Request: Nothing after the line with "const y = d3.scaleLog().domain([0.01, 100]).range([B, T]);" belongs in the copy; extract the lines below from the top through that line, pictures left out.

Collected material:

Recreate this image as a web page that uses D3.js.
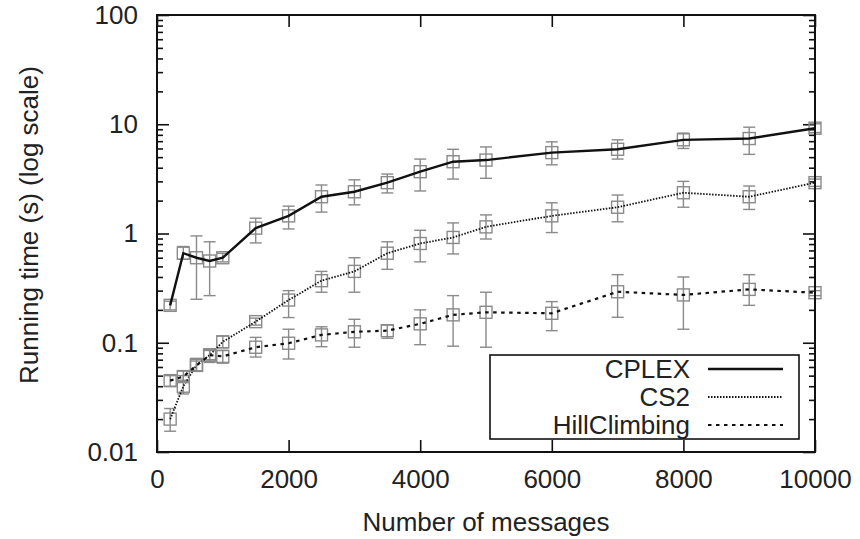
<!DOCTYPE html>
<html>
<head>
<meta charset="utf-8">
<script src="https://cdn.jsdelivr.net/npm/d3@7"></script>
<style>
  html, body { margin: 0; padding: 0; background: #fff; }
  svg { display: block; }
  text { font-family: "Liberation Sans", Arial, Helvetica, sans-serif; fill: #222; }
</style>
</head>
<body>
<svg id="chart" width="860" height="539"></svg>
<script>
// ---- data ----
const messages = [200, 400, 600, 800, 1000, 1500, 2000, 2500, 3000, 3500, 4000, 4500, 5000, 6000, 7000, 8000, 9000, 10000];

const cplexMean = [0.22, 0.66, 0.60, 0.56, 0.60, 1.12, 1.45, 2.17, 2.41, 2.92, 3.68, 4.54, 4.7, 5.5, 5.9, 7.2, 7.4, 9.2];
const cplexLow  = [0.20, 0.58, 0.25, 0.27, 0.55, 0.82, 1.10, 1.57, 1.83, 2.35, 2.45, 3.15, 3.2, 4.25, 4.8, 6.0, 5.3, 8.4];
const cplexHigh = [0.24, 0.76, 0.95, 0.84, 0.66, 1.38, 1.78, 2.78, 3.10, 3.50, 4.80, 5.90, 6.2, 6.9, 7.2, 8.3, 9.4, 10.1];

const cs2Mean = [0.020, 0.040, 0.0625, 0.077, 0.102, 0.156, 0.246, 0.37, 0.45, 0.66, 0.81, 0.92, 1.15, 1.45, 1.74, 2.36, 2.17, 2.92];
const cs2Low  = [0.0155, 0.034, 0.055, 0.070, 0.090, 0.145, 0.17, 0.29, 0.29, 0.47, 0.55, 0.65, 0.89, 1.02, 1.28, 1.74, 1.66, 2.7];
const cs2High = [0.025, 0.050, 0.072, 0.088, 0.115, 0.168, 0.30, 0.45, 0.60, 0.84, 1.07, 1.25, 1.48, 1.91, 2.25, 3.0, 2.72, 3.15];

const hcMean = [0.045, 0.049, 0.062, 0.077, 0.075, 0.091, 0.099, 0.118, 0.126, 0.129, 0.149, 0.18, 0.19, 0.186, 0.293, 0.274, 0.308, 0.287];
const hcLow  = [0.040, 0.044, 0.055, 0.066, 0.065, 0.074, 0.071, 0.092, 0.091, 0.110, 0.096, 0.093, 0.091, 0.129, 0.171, 0.133, 0.22, 0.27];
const hcHigh = [0.050, 0.055, 0.068, 0.085, 0.085, 0.112, 0.133, 0.140, 0.164, 0.145, 0.200, 0.27, 0.29, 0.238, 0.42, 0.40, 0.42, 0.30];

const seriesNames = ["CPLEX", "CS2", "HillClimbing"];
const xTickValues = [0, 2000, 4000, 6000, 8000, 10000];
const yTickValues = [0.01, 0.1, 1, 10, 100];
const yTickLabels = ["0.01", "0.1", "1", "10", "100"];
const xLabel = "Number of messages";
const yLabel = "Running time (s) (log scale)";

// ---- layout ----
const svg = d3.select("#chart");
const L = 157, R = 815, T = 15, B = 452;
const x = d3.scaleLinear().domain([0, 10000]).range([L, R]);
const y = d3.scaleLog().domain([0.01, 100]).range([B, T]);

const styles = [
  { dash: null, width: 2.4 },
  { dash: "1.5,1.5", width: 1.8 },
  { dash: "3.5,4.5", width: 2.2 }
];

const series = [
  { name: seriesNames[0], mean: cplexMean, lo: cplexLow, hi: cplexHigh },
  { name: seriesNames[1], mean: cs2Mean, lo: cs2Low, hi: cs2High },
  { name: seriesNames[2], mean: hcMean, lo: hcLow, hi: hcHigh }
];

const FS = 26;
const grey = "#8a8a8a";

// axes (ticks pointing inward)
const fmt = d => yTickLabels[yTickValues.indexOf(d)] ?? "";
const axisB = d3.axisBottom(x).tickValues(xTickValues).tickSizeInner(-12).tickSizeOuter(0).tickPadding(18).tickFormat(d3.format("d"));
const axisT = d3.axisTop(x).tickValues(xTickValues).tickSizeInner(-12).tickSizeOuter(0).tickFormat("");
const axisLf = d3.axisLeft(y).tickValues(yTickValues).tickSizeInner(-12).tickSizeOuter(0).tickPadding(19).tickFormat(fmt);
const axisRt = d3.axisRight(y).tickValues(yTickValues).tickSizeInner(-12).tickSizeOuter(0).tickFormat("");

const minorVals = [];
for (let e = -2; e < 2; e++) for (let m = 2; m <= 9; m++) minorVals.push(m * Math.pow(10, e));
const minorL = d3.axisLeft(y).tickValues(minorVals).tickSizeInner(-6).tickSizeOuter(0).tickFormat("");
const minorR = d3.axisRight(y).tickValues(minorVals).tickSizeInner(-6).tickSizeOuter(0).tickFormat("");

function styleAxis(g) {
  g.select(".domain").remove();
  g.selectAll("line").attr("stroke", "#111").attr("stroke-width", 1.6);
  g.selectAll("text").style("font-size", FS + "px").attr("fill", "#222")
    .style("font-family", "'Liberation Sans', Arial, sans-serif");
}
svg.append("g").attr("transform", `translate(0,${B})`).call(axisB).call(styleAxis);
svg.append("g").attr("transform", `translate(0,${T})`).call(axisT).call(styleAxis);
svg.append("g").attr("transform", `translate(${L},0)`).call(axisLf).call(styleAxis);
svg.append("g").attr("transform", `translate(${R},0)`).call(axisRt).call(styleAxis);
svg.append("g").attr("transform", `translate(${L},0)`).call(minorL).call(styleAxis);
svg.append("g").attr("transform", `translate(${R},0)`).call(minorR).call(styleAxis);

// data
const line = d3.line().x(d => x(d[0])).y(d => y(d[1]));
series.forEach((s, si) => {
  const g = svg.append("g");
  const pts = messages.map((m, i) => ({ m, v: s.mean[i], lo: s.lo[i], hi: s.hi[i] }));
  // error bars
  pts.forEach(p => {
    const cx = x(p.m);
    g.append("line").attr("x1", cx).attr("x2", cx).attr("y1", y(p.lo)).attr("y2", y(p.hi))
      .attr("stroke", grey).attr("stroke-width", 1.4);
    [p.lo, p.hi].forEach(v => {
      g.append("line").attr("x1", cx - 6).attr("x2", cx + 6).attr("y1", y(v)).attr("y2", y(v))
        .attr("stroke", grey).attr("stroke-width", 1.4);
    });
    g.append("rect").attr("x", cx - 6).attr("y", y(p.v) - 6).attr("width", 12).attr("height", 12)
      .attr("fill", "none").attr("stroke", grey).attr("stroke-width", 1.4);
  });
  g.append("path").datum(pts.map(p => [p.m, p.v])).attr("d", line)
    .attr("fill", "none").attr("stroke", "#111").attr("stroke-width", styles[si].width)
    .attr("stroke-dasharray", styles[si].dash);
});

// frame
svg.append("rect").attr("x", L).attr("y", T).attr("width", R - L).attr("height", B - T)
  .attr("fill", "none").attr("stroke", "#111").attr("stroke-width", 2);

// legend
const lg = svg.append("g");
lg.append("rect").attr("x", 490).attr("y", 355).attr("width", 309).attr("height", 84)
  .attr("fill", "none").attr("stroke", "#111").attr("stroke-width", 1.6);
const rowY = [369, 397, 425];
series.forEach((s, si) => {
  lg.append("text").attr("x", 690).attr("y", rowY[si] + 9).attr("text-anchor", "end")
    .style("font-size", FS + "px").text(s.name);
  lg.append("line").attr("x1", 708).attr("x2", 783).attr("y1", rowY[si]).attr("y2", rowY[si])
    .attr("stroke", "#111").attr("stroke-width", styles[si].width).attr("stroke-dasharray", styles[si].dash);
});

// axis titles
svg.append("text").attr("x", 486).attr("y", 531).attr("text-anchor", "middle")
  .style("font-size", FS + "px").text(xLabel);
svg.append("text").attr("transform", "translate(38,225) rotate(-90)").attr("text-anchor", "middle")
  .style("font-size", FS + "px").text(yLabel);
</script>
</body>
</html>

Task response:
Recreate this image as a web page that uses D3.js.
<!DOCTYPE html>
<html>
<head>
<meta charset="utf-8">
<script src="https://cdn.jsdelivr.net/npm/d3@7"></script>
<style>
  html, body { margin: 0; padding: 0; background: #fff; }
  svg { display: block; }
  text { font-family: "Liberation Sans", Arial, Helvetica, sans-serif; fill: #222; }
</style>
</head>
<body>
<svg id="chart" width="860" height="539"></svg>
<script>
// ---- data ----
const messages = [200, 400, 600, 800, 1000, 1500, 2000, 2500, 3000, 3500, 4000, 4500, 5000, 6000, 7000, 8000, 9000, 10000];

const cplexMean = [0.22, 0.66, 0.60, 0.56, 0.60, 1.12, 1.45, 2.17, 2.41, 2.92, 3.68, 4.54, 4.7, 5.5, 5.9, 7.2, 7.4, 9.2];
const cplexLow  = [0.20, 0.58, 0.25, 0.27, 0.55, 0.82, 1.10, 1.57, 1.83, 2.35, 2.45, 3.15, 3.2, 4.25, 4.8, 6.0, 5.3, 8.4];
const cplexHigh = [0.24, 0.76, 0.95, 0.84, 0.66, 1.38, 1.78, 2.78, 3.10, 3.50, 4.80, 5.90, 6.2, 6.9, 7.2, 8.3, 9.4, 10.1];

const cs2Mean = [0.020, 0.040, 0.0625, 0.077, 0.102, 0.156, 0.246, 0.37, 0.45, 0.66, 0.81, 0.92, 1.15, 1.45, 1.74, 2.36, 2.17, 2.92];
const cs2Low  = [0.0155, 0.034, 0.055, 0.070, 0.090, 0.145, 0.17, 0.29, 0.29, 0.47, 0.55, 0.65, 0.89, 1.02, 1.28, 1.74, 1.66, 2.7];
const cs2High = [0.025, 0.050, 0.072, 0.088, 0.115, 0.168, 0.30, 0.45, 0.60, 0.84, 1.07, 1.25, 1.48, 1.91, 2.25, 3.0, 2.72, 3.15];

const hcMean = [0.045, 0.049, 0.062, 0.077, 0.075, 0.091, 0.099, 0.118, 0.126, 0.129, 0.149, 0.18, 0.19, 0.186, 0.293, 0.274, 0.308, 0.287];
const hcLow  = [0.040, 0.044, 0.055, 0.066, 0.065, 0.074, 0.071, 0.092, 0.091, 0.110, 0.096, 0.093, 0.091, 0.129, 0.171, 0.133, 0.22, 0.27];
const hcHigh = [0.050, 0.055, 0.068, 0.085, 0.085, 0.112, 0.133, 0.140, 0.164, 0.145, 0.200, 0.27, 0.29, 0.238, 0.42, 0.40, 0.42, 0.30];

const seriesNames = ["CPLEX", "CS2", "HillClimbing"];
const xTickValues = [0, 2000, 4000, 6000, 8000, 10000];
const yTickValues = [0.01, 0.1, 1, 10, 100];
const yTickLabels = ["0.01", "0.1", "1", "10", "100"];
const xLabel = "Number of messages";
const yLabel = "Running time (s) (log scale)";

// ---- layout ----
const svg = d3.select("#chart");
const L = 157, R = 815, T = 15, B = 452;
const x = d3.scaleLinear().domain([0, 10000]).range([L, R]);
const y = d3.scaleLog().domain([0.01, 100]).range([B, T]);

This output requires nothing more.